The highlight of the DTW 2018 event in Nice was the Bladerunner catalyst. This was notable in being a non Telco centric, dynamic and transient service. Most NFV products or proof of concepts still major on what are effectively variants of existing WAN or CPE products. The catalyst was about enabling a heavy machinary provider (Caterpillar) to set up an augmented reality diagnosis of a mining machine between an engineer in a remote UAE quarry and a product SME in a UK engineering centre. The catalyst demonstrated the inter-carrier orchestration of remote network functions in the UAE and their associated service assurance functions.
No customer and nowhere to go
A catalyst is not a working product (having often been lashed together rapidly with cludges) however it was demonstrating a real world solution to a real world problem. The challenge was the catalyst lacked the two crucial ingredients for a true digital transformation: Caterpillar, the customer, was not involved in the work and there was no obvious champion who could drive this forward into a real test or deployment. The only obvious next step for this catalyst seemed to be planning for the next catalyst whilst waiting for the underpinning technologies to be Telco grade.

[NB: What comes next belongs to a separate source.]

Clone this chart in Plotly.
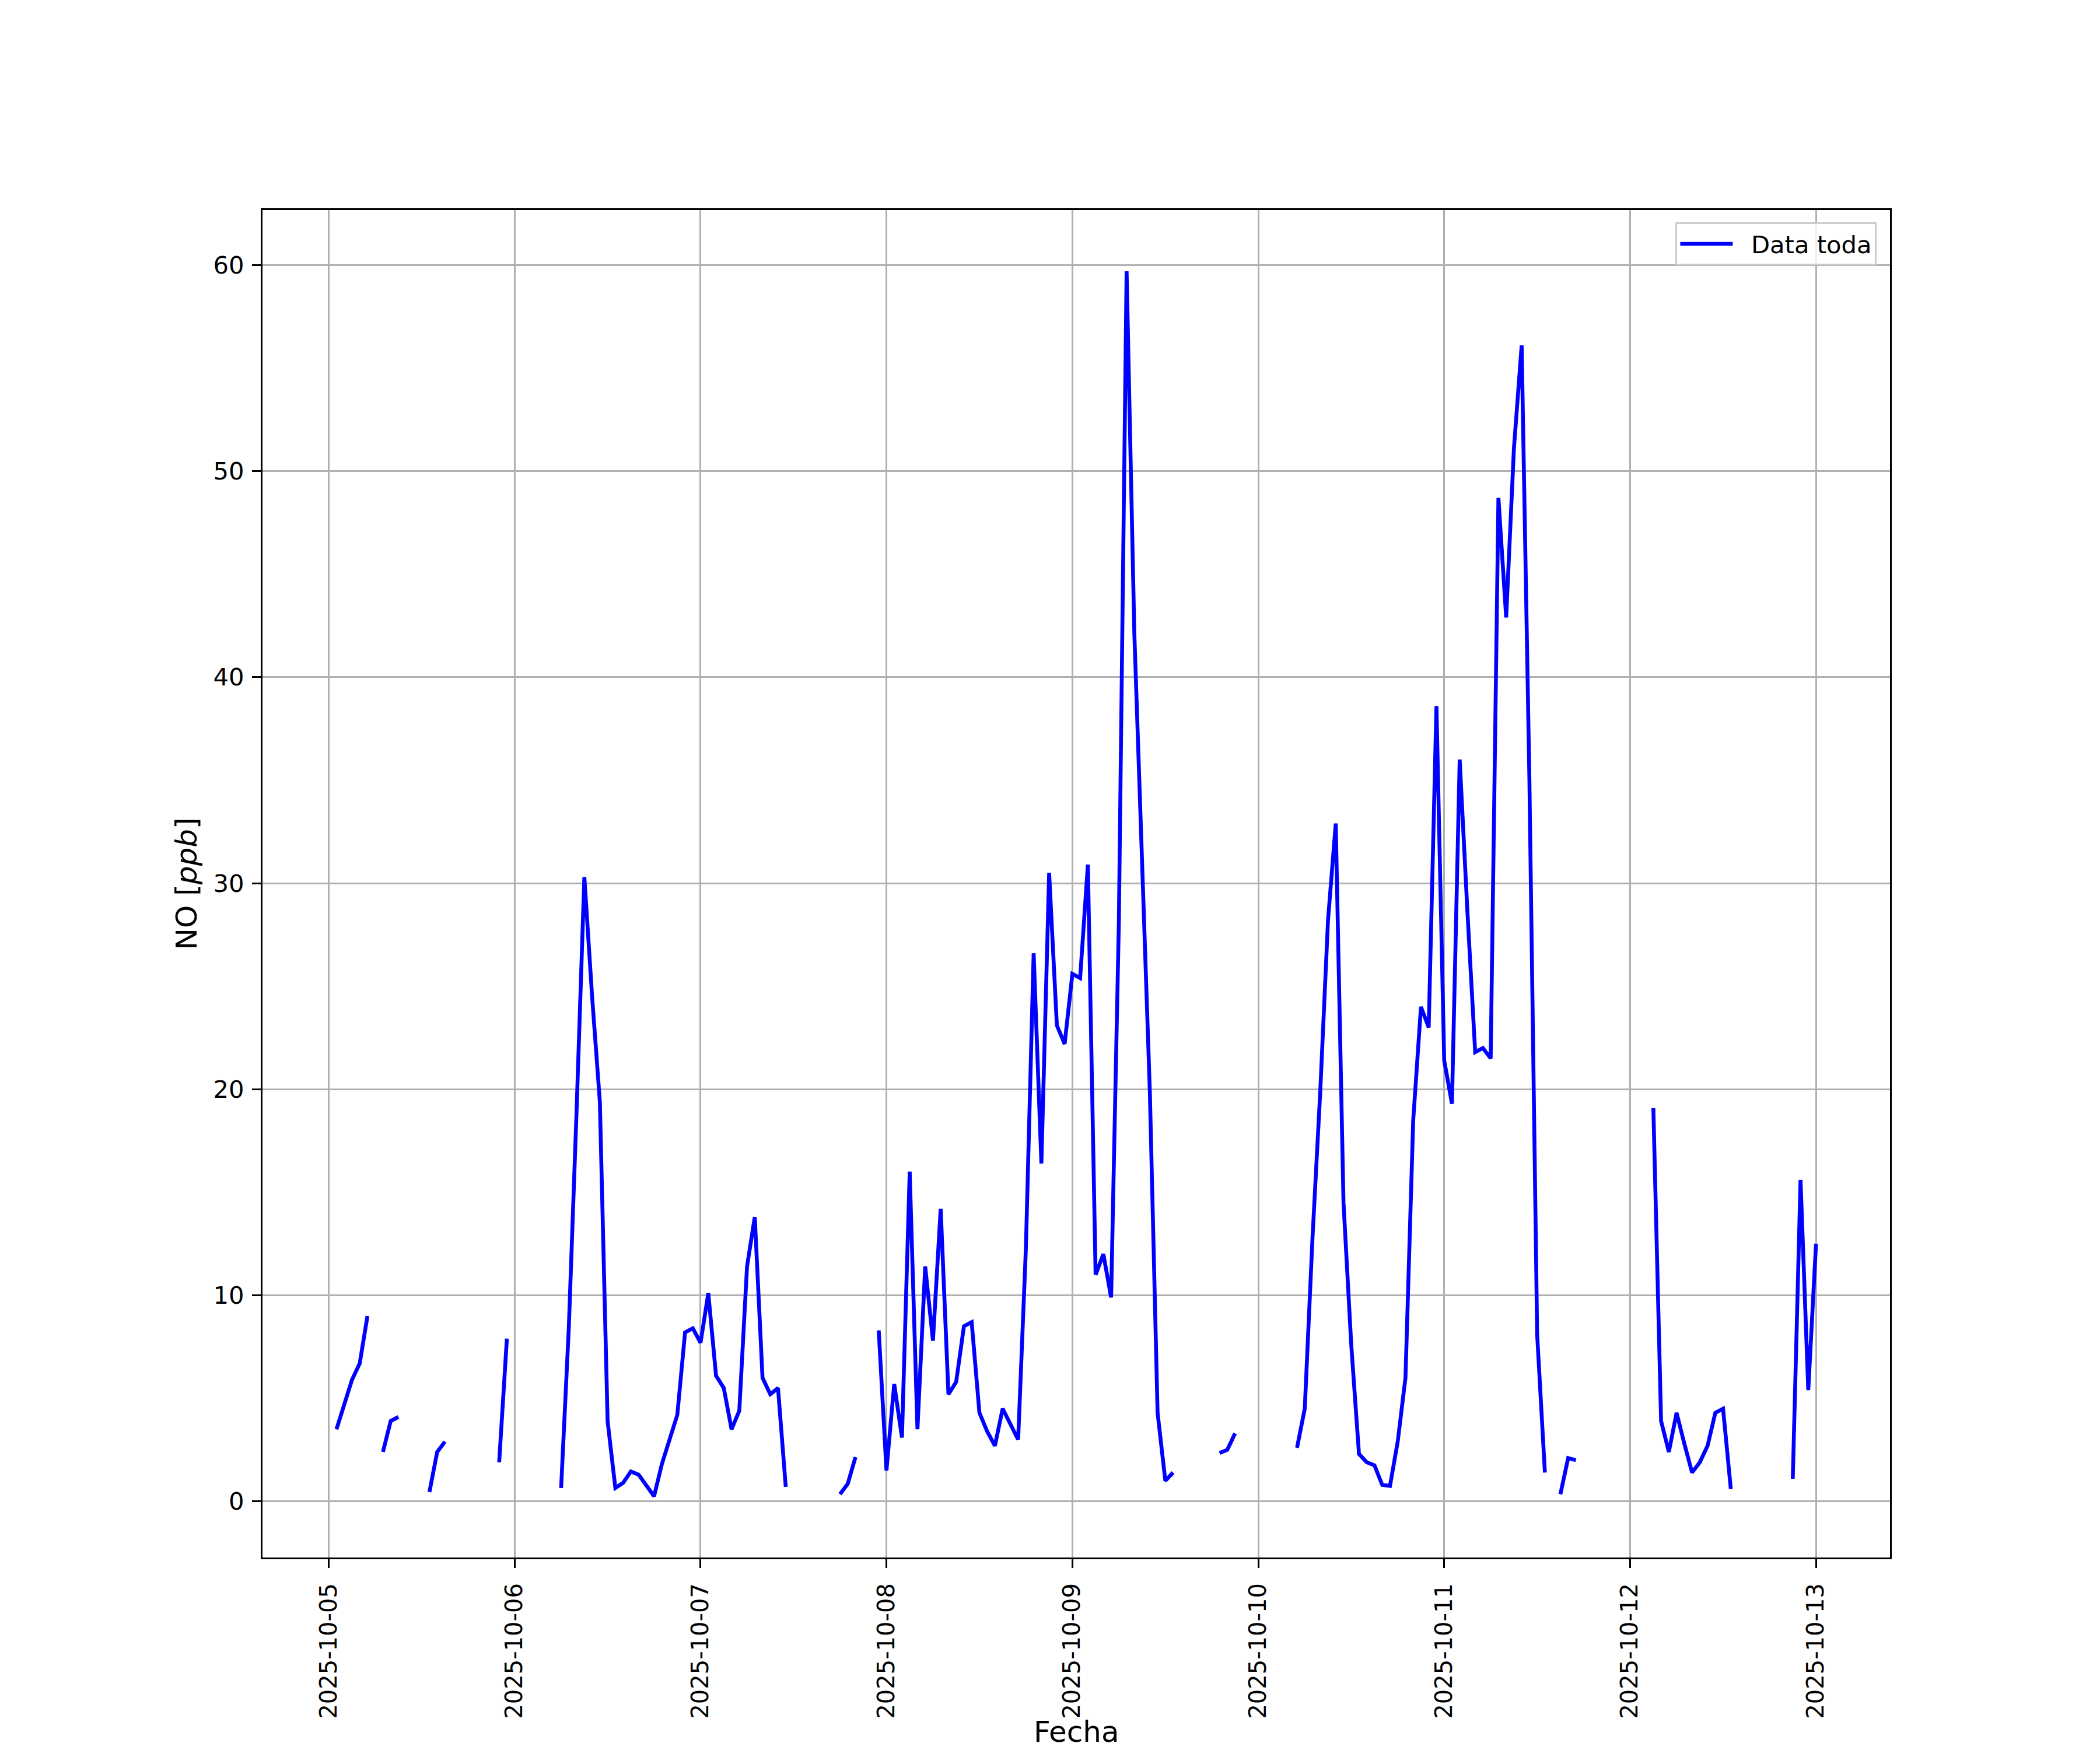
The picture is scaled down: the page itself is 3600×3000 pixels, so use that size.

I couldn’t help feel that if this were a web scale player, like Amazon, this would be being rapidly rolled out, in a DevOps style, working with a lead customer like Caterpillar based on iterations of minimum viable product … and therein is the problem for Telcos and their suppliers in gaining traction in adjacent industrial markets.
Telstra taking a different approach
Fortunately it would seem some Telcos are changing their approach. This week I have been at the Telstra international analyst day. Here they described an almost identical scenario to the catalyst for inspecting airplane panels after lightning strikes. The critical difference was that the product concept had been developed in active partnership with the airline Qantas, using an iterative approach to development, that majored on delivering minimum viable product. The approach even challenged Telco orthodoxy such as 5 9s availability. The product was not yet live, but it was clear that Telstra had a plan for onward development of this and understood what was important for the customer and what was not.
The Telco industry is failing to realise its “digital” value.
Achieving the theme of the DTW2018 of becoming a Digital Service Provider isn’t about technology and open APIs. It requires a radical change of behaviour within operators to innovating, trialling, collaboration and co-development with customers.